Publié le 10 février 2008 par Bigmac

L’Ancien Ministre des Affaires étrangères français (1997-2002), Hubert Védrine, et le politologue américain néoconservateur, Robert Kagan, ont débattu pour Le Figaro sur le bilan diplomatique des deux mandats de George W.Bush, de l’influence des néoconservateurs et de l’avenir de l’Amérique. Voici l’essentiel de ce qu’on pouvait retenir de cet entretien... Le débat démarrait sur le bilan de l’action de G.W Bush durant ses deux mandats et particulièrement sa politique étrangère.
Sur ce point, R. Kagan reconnait le courage du Président républicain d’avoir voulu instaurer la démocratie en Irak, et surtout d’avoir refusé le retrait des troupes américaines malgré la grande impopularité au sein des Américains et des Occidentaux en général. Soulignant les mauvaises relations transatlantiques sous la Présidence Bush Jr., Kagan reconnait qu’un changement de présidence est désormais bénéfique aussi bien pour les Etats-Unis que pour le reste du monde. L’ancien Ministre des Affaires étrangères français distingue quant à lui la politique étrangère américaine menée au Proche et Moyen-Orient et celle menée dans le reste du monde. Hubert Védrine estime que les Etats-Unis ont globalement un bilan plutôt positif dans l’ensemble du monde grâce à une diplomatie classique, réaliste et assez raisonnable. Pour la région du Proche et du Moyen-Orient, l’ancien chef de la diplomatie française critique davantage l’Administration Bush. Le fait d’avoir accordé – pour des raisons idéologiques - la priorité à la démocratisation des pays arabes (de gré ou de force) au détriment de la résolution du problème palestinien a conduit les Etats-Unis dans une impasse menant à la guerre en Irak selon le diplomate français. Il salue néanmoins la volonté affichée – même si elle se manifeste tardivement - du Président américain pour débloquer la situation au Proche-Orient par son soutien notamment à la création d’un Etat palestinien.
Le politologue américain a concédé que les conseillers de G.W. Bush avaient eu une vision erronée de la situation au Proche-Orient et fait part de son incompréhension concernant la différence de diplomatie entre le premier et second mandat de G. Bush père. Rappelant la difficulté pour les Etats-Unis de faire de réels progrès après l’accession du Hamas au pouvoir en Palestine, Kagan conteste M. Védrine lorsque celui-ci affirme que la politique des Etats-Unis aurait été orchestré par le Likoud (le parti du Premier ministre Israélien E. Olmert), et souligne que la volonté de démocratisation est « consubstantielle à l’Amérique » et non pas propre à G.W. Bush. Il ajoute que la politique étrangère des Etats-Unis ne doit pas se résumer à la question palestinienne et approuve l’importance accordée à la Chine et la Russie par l’Administration Bush dans sa politique étrangère. Préoccupé par les défis que posent ces deux pays, le néoconservateur affirme que les relations avec ces deux « challengers » détermineront l’avenir du monde.

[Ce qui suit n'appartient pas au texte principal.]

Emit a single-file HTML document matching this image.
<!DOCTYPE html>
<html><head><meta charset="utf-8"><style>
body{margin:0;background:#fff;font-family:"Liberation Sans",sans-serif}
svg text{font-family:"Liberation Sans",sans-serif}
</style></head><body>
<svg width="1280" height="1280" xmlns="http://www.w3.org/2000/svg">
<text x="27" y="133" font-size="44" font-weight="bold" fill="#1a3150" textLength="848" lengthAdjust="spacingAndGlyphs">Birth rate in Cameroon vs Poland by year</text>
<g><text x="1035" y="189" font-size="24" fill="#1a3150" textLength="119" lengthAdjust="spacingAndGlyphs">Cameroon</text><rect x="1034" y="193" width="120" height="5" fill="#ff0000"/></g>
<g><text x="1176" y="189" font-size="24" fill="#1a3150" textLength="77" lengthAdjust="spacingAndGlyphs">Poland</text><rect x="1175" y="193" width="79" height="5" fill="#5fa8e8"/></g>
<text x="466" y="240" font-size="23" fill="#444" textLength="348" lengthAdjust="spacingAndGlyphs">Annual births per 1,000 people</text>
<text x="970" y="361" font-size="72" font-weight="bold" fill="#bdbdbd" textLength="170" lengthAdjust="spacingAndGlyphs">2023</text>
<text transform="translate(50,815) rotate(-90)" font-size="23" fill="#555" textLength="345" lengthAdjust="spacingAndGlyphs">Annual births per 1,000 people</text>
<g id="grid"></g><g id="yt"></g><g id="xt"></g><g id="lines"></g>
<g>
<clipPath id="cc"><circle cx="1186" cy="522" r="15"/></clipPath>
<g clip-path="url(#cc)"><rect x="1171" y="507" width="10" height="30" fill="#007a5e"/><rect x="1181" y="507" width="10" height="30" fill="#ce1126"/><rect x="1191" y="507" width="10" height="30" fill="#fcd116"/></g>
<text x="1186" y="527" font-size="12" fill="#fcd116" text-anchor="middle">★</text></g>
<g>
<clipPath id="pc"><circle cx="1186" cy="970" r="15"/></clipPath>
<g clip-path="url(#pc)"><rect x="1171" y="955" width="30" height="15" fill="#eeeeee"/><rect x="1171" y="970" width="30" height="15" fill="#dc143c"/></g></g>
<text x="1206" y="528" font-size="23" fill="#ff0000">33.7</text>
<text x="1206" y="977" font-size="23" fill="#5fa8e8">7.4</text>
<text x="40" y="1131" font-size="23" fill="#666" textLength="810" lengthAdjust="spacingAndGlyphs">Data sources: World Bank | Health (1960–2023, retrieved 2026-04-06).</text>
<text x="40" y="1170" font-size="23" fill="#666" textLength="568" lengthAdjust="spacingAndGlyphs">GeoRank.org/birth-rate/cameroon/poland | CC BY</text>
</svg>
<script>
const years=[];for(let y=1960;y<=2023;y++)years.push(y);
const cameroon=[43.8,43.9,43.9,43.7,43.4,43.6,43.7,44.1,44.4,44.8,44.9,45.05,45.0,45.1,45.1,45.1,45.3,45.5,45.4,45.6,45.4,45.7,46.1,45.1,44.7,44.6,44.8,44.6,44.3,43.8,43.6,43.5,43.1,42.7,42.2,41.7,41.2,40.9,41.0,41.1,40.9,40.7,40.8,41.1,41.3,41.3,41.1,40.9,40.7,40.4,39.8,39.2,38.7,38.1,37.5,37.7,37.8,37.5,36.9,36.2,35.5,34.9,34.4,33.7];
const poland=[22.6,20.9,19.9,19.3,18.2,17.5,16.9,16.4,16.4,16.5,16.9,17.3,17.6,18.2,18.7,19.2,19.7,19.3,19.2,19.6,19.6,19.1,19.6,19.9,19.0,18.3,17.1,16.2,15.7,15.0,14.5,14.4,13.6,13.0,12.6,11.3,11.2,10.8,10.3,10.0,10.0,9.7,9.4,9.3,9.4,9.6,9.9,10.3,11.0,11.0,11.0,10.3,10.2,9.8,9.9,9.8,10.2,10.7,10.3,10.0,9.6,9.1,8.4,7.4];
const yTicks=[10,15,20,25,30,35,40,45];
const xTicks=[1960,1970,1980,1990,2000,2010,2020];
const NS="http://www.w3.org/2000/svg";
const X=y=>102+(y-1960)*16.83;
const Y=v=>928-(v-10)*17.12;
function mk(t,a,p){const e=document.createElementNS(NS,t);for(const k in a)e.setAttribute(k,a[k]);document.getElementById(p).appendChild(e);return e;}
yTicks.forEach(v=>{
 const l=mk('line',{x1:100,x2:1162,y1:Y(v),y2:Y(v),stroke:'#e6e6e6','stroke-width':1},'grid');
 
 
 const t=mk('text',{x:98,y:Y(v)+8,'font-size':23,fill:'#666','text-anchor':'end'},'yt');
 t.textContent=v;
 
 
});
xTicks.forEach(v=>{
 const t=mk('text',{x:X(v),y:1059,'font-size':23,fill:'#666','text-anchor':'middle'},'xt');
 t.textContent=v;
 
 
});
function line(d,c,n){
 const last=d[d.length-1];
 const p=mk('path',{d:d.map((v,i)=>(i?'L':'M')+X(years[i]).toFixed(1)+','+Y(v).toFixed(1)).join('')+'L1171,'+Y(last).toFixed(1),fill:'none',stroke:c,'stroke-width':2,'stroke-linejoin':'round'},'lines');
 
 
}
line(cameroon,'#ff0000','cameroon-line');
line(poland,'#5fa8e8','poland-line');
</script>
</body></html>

Reconnaissant l’ancienneté de la promotion de la démocratie par les Américains, H. Védrine rappelle la croyance partagée des Européens pour leur « mission civilisatrice », mais qu’il s’agit bien des moyens employés par les Etats-Unis qui sont mis en cause. Pour l’ancien Ministre français, l’accession du Hamas au pouvoir résulte du refus des occidentaux de régler ce conflit plus tôt, de même que la logique des préalables sert de prétexte pour bloquer les négociations et du compromis territorial empêchant toute résolution finale du conflit.

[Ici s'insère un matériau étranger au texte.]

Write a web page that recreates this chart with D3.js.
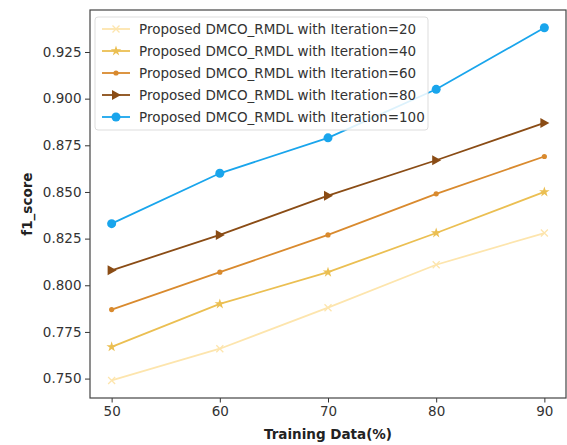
<!DOCTYPE html>
<html>
<head>
<meta charset="utf-8">
<script src="https://cdn.jsdelivr.net/npm/d3@7"></script>
<style>
  body { margin: 0; background: #fff; }
  text { font-family: "DejaVu Sans", sans-serif; }
</style>
</head>
<body>
<div id="chart"></div>
<script>
// data
var trainingData = [50, 60, 70, 80, 90];
var iter20 = [0.749, 0.766, 0.788, 0.811, 0.828];
var iter40 = [0.767, 0.790, 0.807, 0.828, 0.850];
var iter60 = [0.787, 0.807, 0.827, 0.849, 0.869];
var iter80 = [0.808, 0.827, 0.848, 0.867, 0.887];
var iter100 = [0.833, 0.860, 0.879, 0.905, 0.938];
var seriesNames = [
  "Proposed DMCO_RMDL with Iteration=20",
  "Proposed DMCO_RMDL with Iteration=40",
  "Proposed DMCO_RMDL with Iteration=60",
  "Proposed DMCO_RMDL with Iteration=80",
  "Proposed DMCO_RMDL with Iteration=100"
];
var yTicks = [0.750, 0.775, 0.800, 0.825, 0.850, 0.875, 0.900, 0.925];

var colors = ["#fde5ad", "#ebbf52", "#d98a2e", "#8a4c15", "#19a5ec"];
var markers = ["x", "star", "point", "triangle", "circle"];
var allSeries = [iter20, iter40, iter60, iter80, iter100];

var fontSize = "13.5px";
var margin = { top: 10, right: 1, bottom: 47, left: 90 };
var width = 567 - margin.left - margin.right;
var height = 445 - margin.top - margin.bottom;

var svg = d3.select("#chart")
    .append("svg")
    .attr("width", 567)
    .attr("height", 445)
    .append("g")
    .attr("transform", "translate(" + margin.left + "," + margin.top + ")");

var x = d3.scaleLinear().domain([48, 92]).range([0, width]);
var y = d3.scaleLinear().domain([0.7396, 0.9475]).range([height, 0]);

// axes
var xAxis = svg.append("g")
    .attr("transform", `translate(0,${height})`)
    .call(d3.axisBottom(x).tickValues(trainingData).tickSize(4.5).tickPadding(3.5).tickFormat(d3.format("d")));
var yAxis = svg.append("g")
    .call(d3.axisLeft(y).tickValues(yTicks).tickSize(5).tickPadding(3.5).tickFormat(d3.format(".3f")));
[xAxis, yAxis].forEach(function (g) {
  g.select(".domain").remove();
  g.selectAll("line").attr("stroke", "#333").attr("stroke-width", 1);
  g.selectAll("text").attr("font-size", fontSize).attr("fill", "#333")
      .style("font-family", "DejaVu Sans, sans-serif");
});

// frame
svg.append("rect")
    .attr("width", width).attr("height", height)
    .attr("fill", "none").attr("stroke", "#444").attr("stroke-width", 1.2);

// axis labels
svg.append("text")
    .attr("x", x(70)).attr("y", height + 41)
    .attr("text-anchor", "middle")
    .attr("font-size", fontSize).attr("font-weight", "bold").attr("fill", "#222")
    .text("Training Data(%)");
svg.append("text")
    .attr("transform", "rotate(-90)")
    .attr("x", -(y(0.8435))).attr("y", -58)
    .attr("text-anchor", "middle")
    .attr("font-size", fontSize).attr("font-weight", "bold").attr("fill", "#222")
    .text("f1_score");

function drawMarker(g, type, color, cx, cy) {
  if (type === "x") {
    g.append("path")
        .attr("d", `M${cx - 3.5},${cy - 3.5}L${cx + 3.5},${cy + 3.5}M${cx - 3.5},${cy + 3.5}L${cx + 3.5},${cy - 3.5}`)
        .attr("stroke", color).attr("stroke-width", 1.3).attr("fill", "none");
  } else if (type === "star") {
    g.append("path")
        .attr("d", d3.symbol().type(d3.symbolStar).size(34)())
        .attr("transform", `translate(${cx},${cy})`)
        .attr("fill", color);
  } else if (type === "point") {
    g.append("circle").attr("cx", cx).attr("cy", cy).attr("r", 2.6).attr("fill", color);
  } else if (type === "triangle") {
    g.append("path")
        .attr("d", `M${cx + 5},${cy}L${cx - 4},${cy - 5}L${cx - 4},${cy + 5}Z`)
        .attr("fill", color);
  } else {
    g.append("circle").attr("cx", cx).attr("cy", cy).attr("r", 4.5).attr("fill", color);
  }
}

var line = d3.line()
    .x(function (d, i) { return x(trainingData[i]); })
    .y(function (d) { return y(d); });

allSeries.forEach(function (vals, s) {
  svg.append("path")
      .attr("d", line(vals))
      .attr("fill", "none")
      .attr("stroke", colors[s])
      .attr("stroke-width", 1.8);
  var mg = svg.append("g");
  vals.forEach(function (v, i) {
    drawMarker(mg, markers[s], colors[s], x(trainingData[i]), y(v));
  });
});

// legend
var legend = svg.append("g").attr("transform", "translate(5,7)");
legend.append("rect")
    .attr("width", 333).attr("height", 113).attr("rx", 3)
    .attr("fill", "#fff").attr("fill-opacity", 0.85)
    .attr("stroke", "#ddd").attr("stroke-width", 1);
seriesNames.forEach(function (name, s) {
  var ly = 12 + s * 22;
  legend.append("line")
      .attr("x1", 7).attr("x2", 35).attr("y1", ly).attr("y2", ly)
      .attr("stroke", colors[s]).attr("stroke-width", 1.8);
  drawMarker(legend, markers[s], colors[s], 21, ly);
  legend.append("text")
      .attr("x", 44).attr("y", ly).attr("dy", "0.35em")
      .attr("font-size", fontSize).attr("fill", "#333")
      .text(name);
});
</script>
</body>
</html>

La seconde partie du débat consacrée à l’ « hyperpuissance » des Etats-Unis (expression d’Hubert Védrine) visait à déterminer si ces derniers continueront à jouer ce rôle dans les prochaines décennies.
Sur ce point, les deux hommes s’accordent aisément. Pour eux, les Etats-Unis resteront encore longtemps la plus grande puissance. Pour le politologue américain, « les Etats-Unis représentent la démocratie la plus puissante au monde, sa force demeurera, que cela vous plaise ou non. Il y a de grandes chances pour que l’hyperpuissance des années 1990 soit celle des prochaines décennies ». La méfiance de R. Kagan envers la Chine et la Russie est récurrente durant ce débat. Elle s’explique par sa crainte de voir ces deux puissances émergentes de repousser les actions démocratiques des Etats-Unis et leur volonté de « préserver leur propre pouvoir autoritaire ». Cet antagonisme explique pourquoi Washington a déployé sa stratégie d’alliance en Asie avec des pays « authentiquement démocratiques ». Kagan remarque que l’Asie est le continent ou se déroule « la vraie révolution géopolitique» soulignant au passage le rapprochement stratégique entre les Etats-Unis et l’Inde, alors que New Delhi était plus proche de Moscou à une période récente de notre histoire. Le néoconservateur relève enfin l’arrivée de nouveaux leaders politiques - à l’instar du Président Sarkozy, prêts à consolider le partenariat franco-américain - ainsi que de nouvelles perspectives d’alliances plus claires et plus fortes avec des pays asiatiques défendant les mêmes principes que Washington. Cette situation présage par conséquent un renforcement du pouvoir des Etats-Unis à l’avenir.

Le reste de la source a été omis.